The consultancy pointed out in a report this week that Maersk, which has favoured non-shipping growth, lags rivals in growing fleet.

The Copenhagen-based company has seen its share of global capacity slide yearly since 2018. It was overtaken as top carrier by Mediterranean Shipping Co in January 2022, while number three CMA CGM also threatens to unseat it as second-largest, based on its huge orderbook.

Alphaliner noted five of the top 10 carriers now have larger orderbooks than Maersk’s.

“The group could come under pressure from shareholders for the strategy if financial returns do not improve, with the group’s preliminary figures for 2Q indicating an operating margin of 6%, despite the Red Sea crisis,” it said.

Maersk today reported second-quarter adjusted earnings before interest and tax of $756m, unchanged from its preliminary report published on August 1, compared with $177m in the first quarter.
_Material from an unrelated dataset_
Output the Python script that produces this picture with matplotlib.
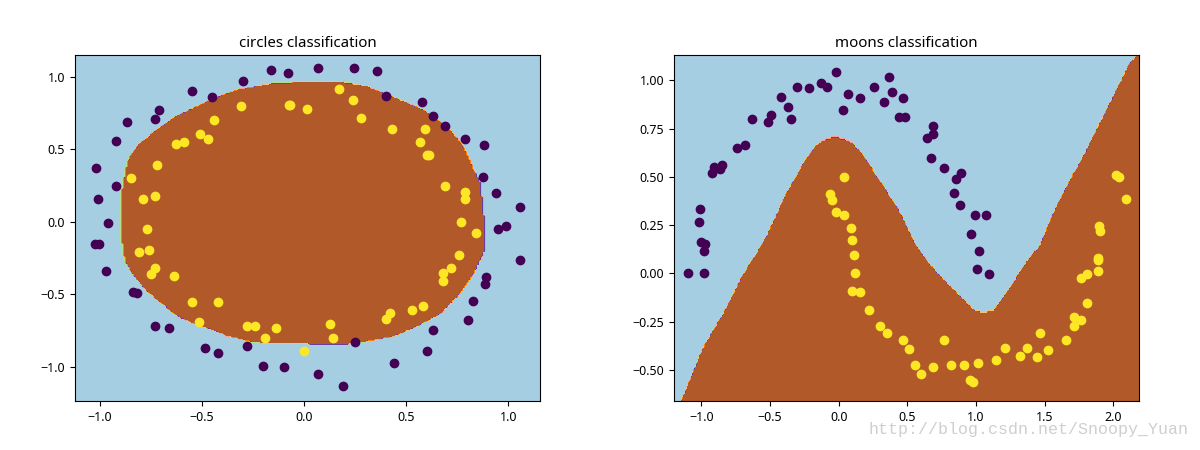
import numpy as np
import matplotlib
matplotlib.use("Agg")
import matplotlib.pyplot as plt
from matplotlib.path import Path

plt.rcParams['font.family'] = ['Noto Sans', 'DejaVu Sans']
plt.rcParams['font.size'] = 9

# circles data
circ_x0 = [-0.16, -0.08, -0.30, -0.55, -0.45, -0.71, -0.73, -0.87, -0.92, -1.02,
           -0.92, -1.01, -0.96, -1.025, -1.005, -0.97, -0.84, -0.82, -0.73, -0.66,
           -0.485, -0.42, -0.28, -0.20, -0.10, 0.25, 0.067, 0.19, 0.44, 0.60,
           0.63, 0.805, 0.83, 0.884, 0.89, 1.06, 0.95, 0.99, 0.07, 0.245,
           0.355, 0.40, 0.58, 0.63, 0.69, 0.79, 0.88, 0.875, 0.94, 1.06]
circ_y0 = [1.05, 1.025, 0.97, 0.90, 0.86, 0.77, 0.71, 0.69, 0.56, 0.37,
           0.25, 0.16, -0.01, -0.155, -0.155, -0.34, -0.485, -0.49, -0.72, -0.73,
           -0.87, -0.90, -0.855, -0.99, -1.00, -0.83, -1.05, -1.13, -0.975, -0.89,
           -0.745, -0.675, -0.545, -0.43, -0.38, -0.26, -0.05, -0.03, 1.06, 1.065,
           1.04, 0.87, 0.83, 0.73, 0.66, 0.57, 0.53, 0.31, 0.20, 0.10]
circ_x1 = [-0.31, -0.07, 0.016, -0.44, -0.51, -0.47, -0.63, -0.59, -0.72, -0.85,
           -0.73, -0.79, -0.77, -0.81, -0.76, -0.73, -0.75, -0.64, -0.55, -0.42,
           -0.515, -0.28, -0.24, -0.14, -0.19, 0.0, 0.126, 0.14, 0.40, 0.42,
           0.53, 0.585, 0.68, 0.68, 0.72, 0.76, 0.84, 0.17, 0.24, 0.28,
           0.43, 0.59, 0.57, 0.60, 0.61, 0.69, 0.79, 0.79, 0.77, -0.075]
circ_y1 = [0.80, 0.81, 0.78, 0.70, 0.61, 0.57, 0.54, 0.55, 0.39, 0.30,
           0.18, 0.16, -0.05, -0.21, -0.19, -0.32, -0.36, -0.375, -0.55, -0.55,
           -0.69, -0.72, -0.72, -0.73, -0.80, -0.89, -0.70, -0.80, -0.67, -0.63,
           -0.61, -0.58, -0.35, -0.405, -0.32, -0.23, -0.075, 0.92, 0.84, 0.72,
           0.64, 0.64, 0.55, 0.46, 0.46, 0.25, 0.21, 0.16, 0.0, 0.805]

# estimated decision boundary of the circles classifier
circ_bx = [0.03, -0.167, -0.33, -0.46, -0.61, -0.72, -0.82, -0.86, -0.877, -0.89,
           -0.89, -0.877, -0.853, -0.79, -0.706, -0.61, -0.494, -0.38, -0.265, -0.183,
           0.03, 0.21, 0.307, 0.44, 0.55, 0.667, 0.765, 0.83, 0.87, 0.884,
           0.884, 0.863, 0.83, 0.78, 0.70, 0.585, 0.47, 0.307, 0.193, -0.02]
circ_by = [0.968, 0.95, 0.91, 0.84, 0.74, 0.635, 0.52, 0.43, 0.336, 0.22,
           -0.145, -0.26, -0.33, -0.446, -0.55, -0.657, -0.722, -0.78, -0.82, -0.837,
           -0.84, -0.84, -0.82, -0.786, -0.72, -0.63, -0.49, -0.354, -0.24, -0.193,
           -0.007, 0.267, 0.36, 0.52, 0.657, 0.77, 0.84, 0.933, 0.96, 0.968]

# moons data
moon_x0 = [-0.02, -0.13, -0.087, -0.30, -0.217, -0.42, -0.37, -0.35, -0.49, -0.515,
           -0.63, -0.74, -0.68, -0.91, -0.85, -0.92, -0.865, -1.01, -1.02, -1.004,
           -0.97, -0.98, 0.066, 0.03, 0.153, 0.255, 0.364, 0.39, 0.333, 0.47,
           0.44, 0.485, 0.69, 0.69, 0.64, 0.67, 0.77, 0.894, 0.853, 0.843,
           0.886, 0.99, 1.07, 0.96, 1.023, 1.01, 1.093, -1.10, -0.984]
moon_y0 = [1.044, 0.985, 0.966, 0.964, 0.963, 0.916, 0.86, 0.80, 0.82, 0.785,
           0.80, 0.65, 0.665, 0.55, 0.56, 0.52, 0.54, 0.334, 0.268, 0.165,
           0.15, 0.118, 0.93, 0.845, 0.907, 0.964, 1.018, 0.94, 0.89, 0.907,
           0.81, 0.81, 0.766, 0.723, 0.703, 0.596, 0.546, 0.518, 0.489, 0.417,
           0.356, 0.30, 0.303, 0.202, 0.114, 0.023, -0.002, 0.0, 0.0]
moon_x1 = [0.039, -0.063, -0.047, -0.022, 0.036, 0.092, 0.097, 0.109, 0.117, 0.097,
           0.153, 0.221, 0.303, 0.354, 0.47, 0.512, 0.558, 0.60, 0.685, 0.765,
           0.82, 0.91, 0.957, 0.977, 1.018, 1.144, 1.21, 1.32, 1.375, 1.445,
           1.465, 1.525, 1.657, 1.713, 1.715, 1.764, 1.808, 1.766, 1.81, 1.888,
           1.89, 1.89, 1.895, 1.90, 2.02, 2.04, 2.09]
moon_y1 = [0.498, 0.41, 0.378, 0.316, 0.303, 0.235, 0.175, 0.097, 0.0, -0.091,
           -0.098, -0.188, -0.275, -0.307, -0.345, -0.39, -0.473, -0.523, -0.485, -0.347,
           -0.475, -0.473, -0.555, -0.561, -0.466, -0.447, -0.385, -0.427, -0.389, -0.432,
           -0.311, -0.399, -0.345, -0.275, -0.226, -0.244, -0.155, -0.024, -0.003, 0.014,
           0.067, 0.078, 0.245, 0.22, 0.51, 0.50, 0.384]

# estimated decision boundary of the moons classifier (brown below)
moon_bx = [-1.34, -1.14, -0.987, -0.816, -0.695, -0.561, -0.50, -0.379, -0.306, -0.258,
           -0.16, -0.087, -0.027, 0.034, 0.095, 0.155, 0.228, 0.325, 0.447, 0.544,
           0.641, 0.762, 0.884, 0.981, 1.054, 1.139, 1.249, 1.37, 1.467, 1.564,
           1.662, 1.783, 1.905, 2.026, 2.123, 2.176, 2.3]
moon_by = [-1.0, -0.656, -0.389, -0.181, -0.008, 0.142, 0.225, 0.415, 0.501, 0.57,
           0.666, 0.695, 0.705, 0.695, 0.674, 0.631, 0.553, 0.449, 0.311, 0.164,
           0.061, -0.034, -0.121, -0.19, -0.207, -0.19, -0.078, 0.061, 0.142, 0.311,
           0.449, 0.605, 0.778, 0.951, 1.089, 1.127, 1.3]


def region(ax, bx, by, xlim, ylim, closed=True):
    xx, yy = np.meshgrid(np.arange(xlim[0], xlim[1], 0.01),
                         np.arange(ylim[0], ylim[1], 0.01))
    verts = list(zip(bx, by))
    if not closed:
        verts += [(3.0, 1.5), (3.0, -1.5), (-1.5, -1.5)]
    path = Path(verts)
    z = path.contains_points(np.c_[xx.ravel(), yy.ravel()]).astype(float)
    ax.contourf(xx, yy, z.reshape(xx.shape), cmap=plt.cm.Paired)


fig, axes = plt.subplots(1, 2, figsize=(12, 4.5), dpi=100)
fig.subplots_adjust(left=0.0625, right=0.9495, top=0.878, bottom=0.109, wspace=0.288)

ax = axes[0]
region(ax, circ_bx, circ_by, (-1.13, 1.17), (-1.24, 1.16))
ax.scatter(circ_x0, circ_y0, c='#440154', s=36)
ax.scatter(circ_x1, circ_y1, c='#fde725', s=36)
ax.set_xlim(-1.123, 1.157)
ax.set_ylim(-1.234, 1.152)
ax.set_xticks([-1.0, -0.5, 0.0, 0.5, 1.0])
ax.set_yticks([-1.0, -0.5, 0.0, 0.5, 1.0])
ax.set_title('circles classification', fontsize=10.8)

ax = axes[1]
region(ax, moon_bx, moon_by, (-1.21, 2.2), (-0.67, 1.14), closed=False)
ax.scatter(moon_x0, moon_y0, c='#440154', s=36)
ax.scatter(moon_x1, moon_y1, c='#fde725', s=36)
ax.set_xlim(-1.198, 2.19)
ax.set_ylim(-0.661, 1.132)
ax.set_xticks([-1.0, -0.5, 0.0, 0.5, 1.0, 1.5, 2.0])
ax.set_yticks([-0.5, -0.25, 0.0, 0.25, 0.5, 0.75, 1.0])
ax.set_title('moons classification', fontsize=10.8)

fig.text(0.99, 0.045, 'http://blog.csdn.net/Snoopy_Yuan', ha='right', va='center',
         fontsize=12, color='#cfcfcf', family=['Liberation Mono', 'DejaVu Sans Mono'])

fig.savefig('out.png', dpi=100)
That puts first-half adjusted ebit at $930m.

“Our results this quarter confirm that performance in all our businesses is trending in the right direction,” said chief executive Vincent Clerc, adding that the Red Sea situation was expected to continue for the rest of 2024.

“As we look ahead, our focus remains on leveraging organic growth while exploring opportunities for value-accretive acquisitions, particularly in Logistics.

“We will maintain tight cost control and high asset utilisation, and further execute on our fleet renewal program,” Clerc said.

Maersk also kept its full-year guidance unchanged, expecting global container demand to rise 4%-6% in 2024 versus 2023, up from its prior 2.5%-4.5% projection.

“Trading conditions remain subject to higher than normal volatility given the unpredictability of the Red Sea situation and the lack of clarity of supply and demand in Q4,” it said.